Dealing with Climate Change and Preserving Our Natural Resources

Senator Reed understands that a clean environment is important to our state’s economy and Rhode Islanders’ health and quality of life.  His conservation efforts have helped clean up and preserve Rhode Island’s open spaces, beaches, and waters, so future generations may appreciate the beauty of the state while living healthy, productive lives.

He also recognizes that our environment is under constant stress from a changing climate.  Warming temperatures and weather volatility pose a threat to our environment, economy, and national security, and Senator Reed believes that part of our mitigation strategy must include a national energy policy that limits carbon pollution, focuses on the development of clean, renewable energy sources that create jobs, and holds big polluters accountable.  He also believes that communities must take action to better adapt to a changing climate.  This includes the increase in resilience of our critical infrastructure and emergency preparedness.

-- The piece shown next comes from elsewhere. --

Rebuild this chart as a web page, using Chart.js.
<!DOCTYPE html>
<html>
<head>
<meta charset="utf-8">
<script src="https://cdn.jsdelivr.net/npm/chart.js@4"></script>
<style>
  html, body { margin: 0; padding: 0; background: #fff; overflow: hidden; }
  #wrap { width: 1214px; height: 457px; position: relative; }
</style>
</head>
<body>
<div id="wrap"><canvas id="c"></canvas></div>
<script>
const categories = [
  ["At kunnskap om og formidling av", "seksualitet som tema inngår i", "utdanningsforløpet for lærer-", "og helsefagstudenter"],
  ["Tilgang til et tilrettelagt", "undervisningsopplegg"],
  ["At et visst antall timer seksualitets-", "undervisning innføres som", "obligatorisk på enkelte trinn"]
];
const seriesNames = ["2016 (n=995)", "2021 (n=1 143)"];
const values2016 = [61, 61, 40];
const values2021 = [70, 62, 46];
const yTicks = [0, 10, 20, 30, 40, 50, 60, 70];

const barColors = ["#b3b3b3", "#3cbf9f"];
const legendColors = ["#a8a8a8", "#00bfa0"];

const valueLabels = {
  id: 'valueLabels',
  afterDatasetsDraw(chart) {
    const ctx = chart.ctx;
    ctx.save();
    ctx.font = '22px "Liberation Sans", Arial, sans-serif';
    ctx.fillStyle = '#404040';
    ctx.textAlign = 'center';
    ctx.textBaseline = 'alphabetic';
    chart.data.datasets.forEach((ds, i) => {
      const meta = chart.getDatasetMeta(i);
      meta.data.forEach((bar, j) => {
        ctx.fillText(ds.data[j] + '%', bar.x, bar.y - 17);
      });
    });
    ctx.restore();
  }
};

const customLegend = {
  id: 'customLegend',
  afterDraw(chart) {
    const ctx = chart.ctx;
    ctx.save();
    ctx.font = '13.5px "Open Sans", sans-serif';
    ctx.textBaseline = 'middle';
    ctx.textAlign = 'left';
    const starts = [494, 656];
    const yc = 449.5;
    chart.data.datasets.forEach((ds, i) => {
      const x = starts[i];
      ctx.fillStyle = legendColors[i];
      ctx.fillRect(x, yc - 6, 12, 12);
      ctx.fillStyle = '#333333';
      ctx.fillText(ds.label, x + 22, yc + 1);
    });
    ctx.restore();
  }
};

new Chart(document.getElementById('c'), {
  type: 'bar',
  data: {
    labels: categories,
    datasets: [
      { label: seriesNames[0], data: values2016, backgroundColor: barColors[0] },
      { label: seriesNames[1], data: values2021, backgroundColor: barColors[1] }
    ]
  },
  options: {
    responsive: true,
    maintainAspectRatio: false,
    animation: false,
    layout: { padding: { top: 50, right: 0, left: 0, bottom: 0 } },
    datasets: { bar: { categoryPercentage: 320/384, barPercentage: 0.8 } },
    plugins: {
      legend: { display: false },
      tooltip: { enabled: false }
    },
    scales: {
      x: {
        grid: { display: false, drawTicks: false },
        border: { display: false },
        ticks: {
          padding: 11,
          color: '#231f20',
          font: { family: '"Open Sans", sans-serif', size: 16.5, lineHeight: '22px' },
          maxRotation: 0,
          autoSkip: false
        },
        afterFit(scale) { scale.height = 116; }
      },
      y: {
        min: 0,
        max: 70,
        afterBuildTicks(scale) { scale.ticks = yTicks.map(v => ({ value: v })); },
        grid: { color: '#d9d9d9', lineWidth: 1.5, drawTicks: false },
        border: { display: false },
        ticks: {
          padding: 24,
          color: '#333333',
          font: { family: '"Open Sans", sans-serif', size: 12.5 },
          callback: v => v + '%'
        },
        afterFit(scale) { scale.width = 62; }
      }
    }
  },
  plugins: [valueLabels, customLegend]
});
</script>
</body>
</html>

Reed has fought efforts to gut the Clean Air Act, rejecting harmful policy riders and deep funding cuts that would weaken the EPA’s ability to address climate change and fight pollution that threatens public health.  He has also fought to maintain robust funding for the EPA Clean Water and Drinking Water State Revolving Funds.  These key federal programs help states finance priority water and wastewater construction projects that support jobs, improve water quality, and safeguard public health and the environment.

Reed has also been at the forefront of a national movement to reconnect kids with nature and strengthen environmental education in America's classrooms.  He is the author of the No Child Left Inside Act, which would support outdoor learning activities for Rhode Island’s students.


  • Senator Reed has helped provide millions of dollars in federal Brownfields funding to support environmental cleanups and revitalize former industrial and commercial sites throughout the state, transforming them from abandoned and blighted properties into community assets.
  • Reed secured millions of dollars in federal funding for conservation projects to help preserve Rhode Island’s fish and wildlife populations, cultural heritage, and open spaces.  Major projects included the Blackstone River Valley National Heritage Corridor and the Rhode Island National Wildlife Refuges, as well as efforts to clean and preserve Narragansett Bay and Rocky Point.   He also wrote the law establishing the Blackstone Valley National Historic Park. 
  • Reed secured $2 million to establish a Southern New England Estuaries Geographic Program within the EPA, which will provide grants to Rhode Island and Massachusetts stakeholders to work on priority watershed restoration projects.
  • As a member of the Appropriations Committee, Reed secured $2.25 million in federal funds to contribute to the purchase and preservation of Rocky Point, in conjunction with the City of Warwick and the RI Department of Environmental Management.
  • In 2013, Reed received a distinguished service award for his efforts to protect and restore Rhode Island’s estuaries and water resources.  The award was presented by the National Estuarine Research Reserve Association, Restore America’s Estuaries, Association of National Estuary Programs, Narragansett Bay Research Reserve, Save the Bay, and the RI Department of Environmental Management.